Groff v. DeJoy: Employers Have A Clarified Standard For Their Duty To Provide Reasonable Accommodations

On June 29, 2023 the United States Supreme Court issued its unanimous decision in Groff v. DeJoy, 600 U.S. ___ (2023).  This highly anticipated decision changes the individual assessment employers must use when evaluating a request for accommodation for religious reasons and whether the accommodation is reasonable or creates an undue hardship.  While this is one of several highly anticipated rulings from the high court this summer, it is not surprising.  Many, if not most of us in the employment law world anticipated that this decision would come down the way it did.

Under prior precedent, employers were instructed to provide a religious accommodation unless that accommodation created “more than a de minimis cost” on the employer; this language appeared in the Supreme Court’s decision in Trans World Airlines, Inc. v.
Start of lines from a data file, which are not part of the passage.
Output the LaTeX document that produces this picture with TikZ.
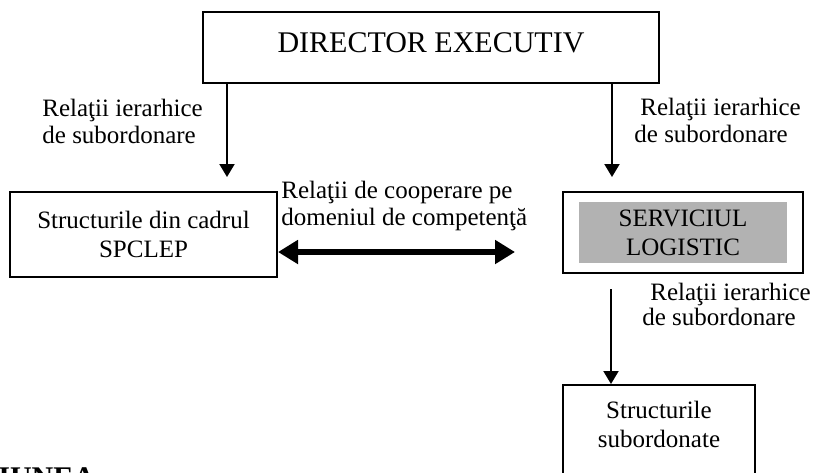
\documentclass[tikz,border=0pt]{standalone}
\usepackage{fontspec}
\setmainfont{Liberation Serif}
\usetikzlibrary{arrows.meta,calc,positioning}
\definecolor{boxgray}{RGB}{178,178,178}

\begin{document}
\begin{tikzpicture}[x=0.5pt, y=-0.5pt,
        box/.style={rectangle, draw, line width=1pt, inner sep=0pt, align=center, font=\fontsize{12.5}{14.5}\selectfont},
        rel/.style={anchor=north west, inner sep=0pt, align=left, font=\fontsize{12.5}{13.5}\selectfont},
        hier/.style={line width=1pt, -{Triangle[length=6.5pt, width=7.5pt]}},
        coop/.style={line width=3.3pt, {Triangle[length=10pt, width=11.5pt]}-{Triangle[length=10pt, width=11.5pt]}}]

                \useasboundingbox (0, 0) rectangle (813, 472);
                \clip (0, 0) rectangle (813, 472);

                % Nodes
                \node[box, minimum width=228pt, minimum height=35.5pt, text depth=5pt, font=\fontsize{15}{18}\selectfont] at (431, 47.5) (director) {DIRECTOR EXECUTIV};
                \node[box, minimum width=133.5pt, minimum height=42.5pt] at (143.5, 234.5) (spclep) {Structurile din cadrul\\SPCLEP};
                \node[box, minimum width=120pt, minimum height=40.5pt] at (683, 232.5) (logisticframe) {};
                \node[box, draw=none, fill=boxgray, minimum width=104pt, minimum height=30.5pt] at (logisticframe) (logistic) {SERVICIUL\\LOGISTIC};
                \node[box, anchor=north, minimum width=96pt, inner ysep=8pt, text depth=30pt] at (659, 384) (subord) {Structurile\\subordonate};

                % Labels
                \node[rel] at (42, 99) (lefthier) {Relaţii ierarhice\\de subordonare};
                \node[rel] at (634, 98) (righthier) {\hspace*{3pt}Relaţii ierarhice\\de subordonare};
                \node[rel] at (281, 181) (cooplabel) {Relaţii de cooperare pe\\domeniul de competenţă};
                \node[rel, font=\fontsize{12.5}{12.5}\selectfont] at (642, 283) (subhier) {\hspace*{4pt}Relaţii ierarhice\\de subordonare};
                \node[anchor=base west, inner sep=0pt, font=\fontsize{15}{18}\selectfont\bfseries] at (-2, 487) (heading) {IUNEA};

                % Connectors
                \coordinate (ldrop) at (227, 0);
                \coordinate (rdrop) at (612, 0);
                \coordinate (sdrop) at (611, 0);
                \coordinate (cooprt) at (515, 252);

                \draw[hier, shorten >=7pt] (director.south -| ldrop) -- (spclep.north -| ldrop);
                \draw[hier, shorten >=7pt] (director.south -| rdrop) -- (logisticframe.north -| rdrop);
                \draw[hier, shorten <=7.5pt] (logisticframe.south -| sdrop) -- (subord.north -| sdrop);
                \draw[coop] (spclep.east |- cooprt) -- (cooprt);

            \end{tikzpicture}
\end{document}
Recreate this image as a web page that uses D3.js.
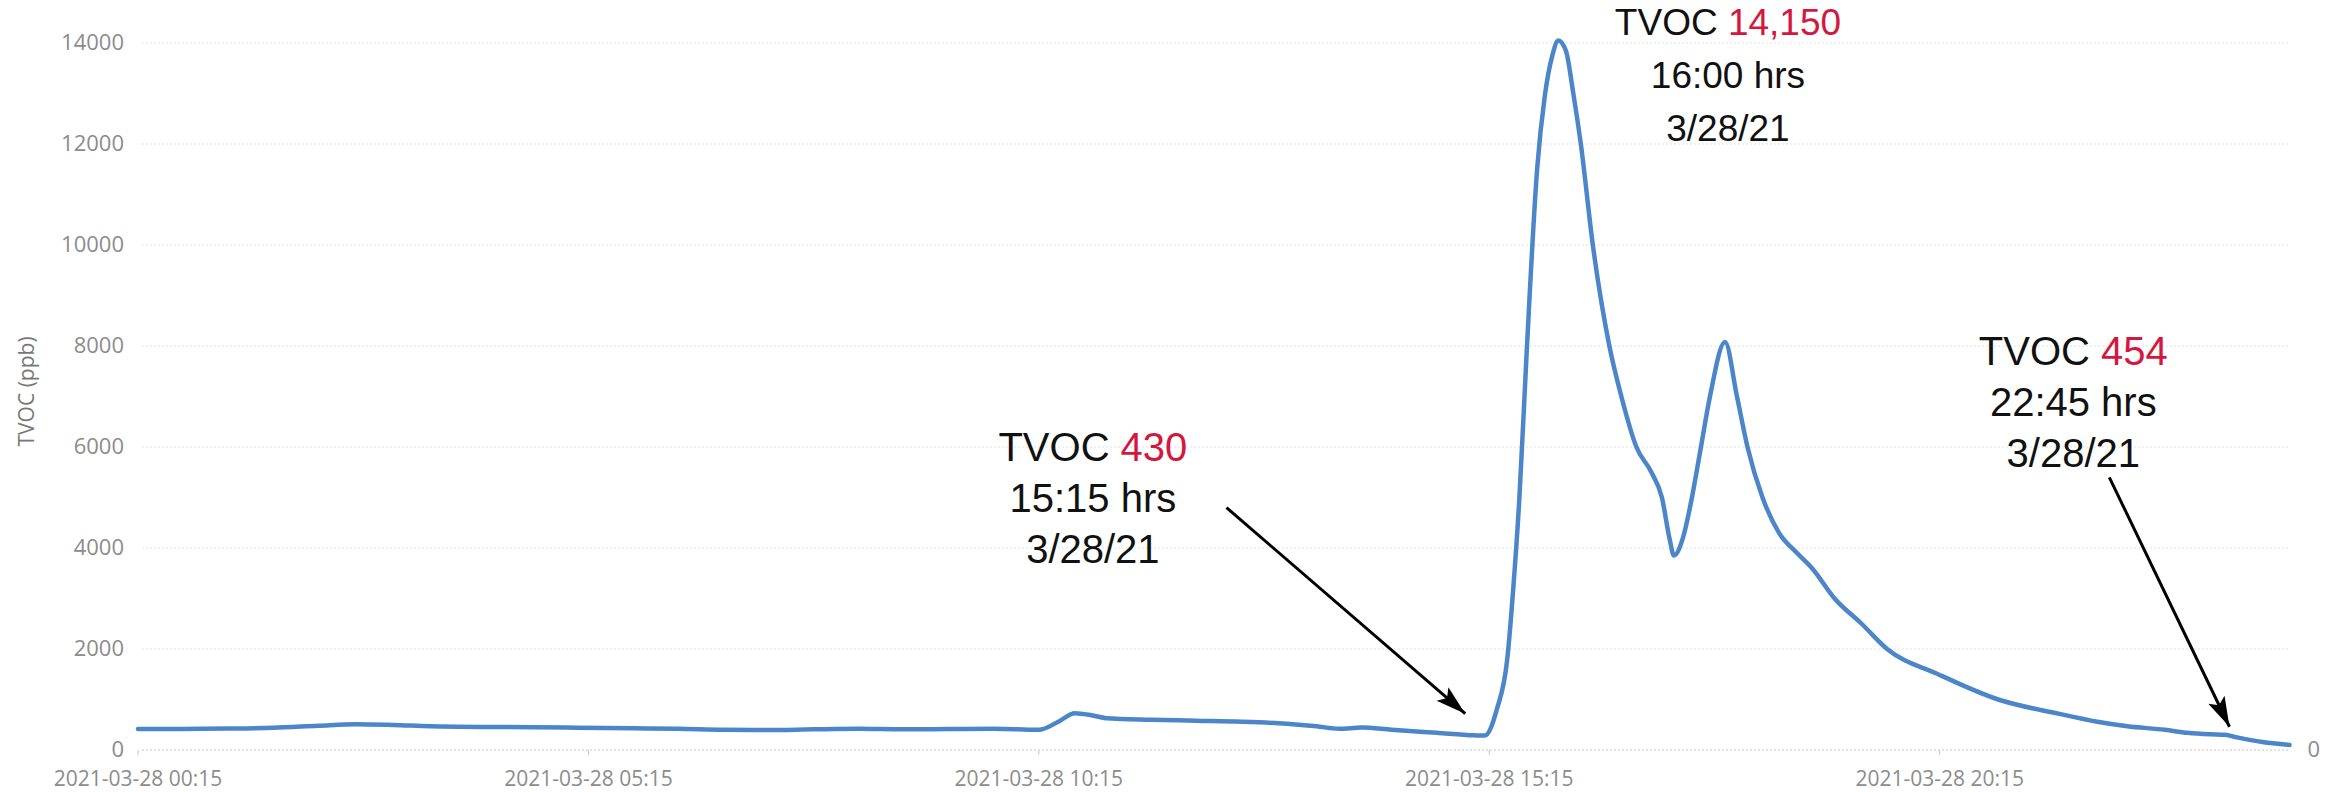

Hardison, 432 U.S. 63 (1977).  That “de minimis cost” test was considered by many to be unworkable, ambiguous, and also unfounded from the actual text of the Hardison case.  Critics of the de minimis standard, including both parties in Groff, claimed the de minimis cost test allowed employers to make disingenuous attempts to reasonably accommodate employees before claiming a religious accommodation created an undue hardship.  Now, the Supreme Court has corrected that ambiguity and has provided employers with a more structured test.

Under Title VII of the Civil Rights Act of 1964, employers have an obligation to reasonably accommodate employees’ sincerely held religious beliefs.  Under Groff, employers must “show that the burden of granting an accommodation would result in substantial increased costs in relation to the conduct of its particular business.”  Groff, 600 U.S. at 18.  It is not enough to consider an accommodation; employers must make an actual effort to accommodate.  “Title VII requires that an employer reasonably accommodate an employee’s practice of religion, not merely that it assess the reasonableness of a particular possible accommodation or accommodations.”  Id. at 20.

Read in conjunction with the facts of Groff, the analysis an employer must go through must be exhaustive and consider alternative options in order to eliminate the conflict between the employee’s religion and workplace requirements.  “[I]t would not be enough for an employer to conclude that forcing other employees to work overtime would constitute an undue hardship.  Consideration of other options, such as voluntary shift swapping, would also be necessary.”  Id.

The Court opined that today’s ruling will have little effect on how the Equal Employment Opportunity Commission (EEOC) will view such cases.  The Court stated, in fact, that the EEOC has always focused on Title VII’s accommodation requirements to not only assess whether an undue hardship exists, but whether “temporary costs, voluntary shift swapping, occasional shift swapping, or administrative costs” could alleviate the hardship on employers.  Groff, 600 U.S. at 19 (citing 29 C.F.R. *1605.2(d)).

Today’s ruling creates much needed clarification for lawyers and employers alike.  Employers should take note that they have a duty to reasonably accommodate employees’ sincerely held religious beliefs, and that duty to accommodate carries a now higher burden to show that such an accommodation will create an undue hardship.  While each request requires an individualized assessment, employers should be cautious before they deny any request for accommodation, and should likely seek advice of counsel before making any final decision.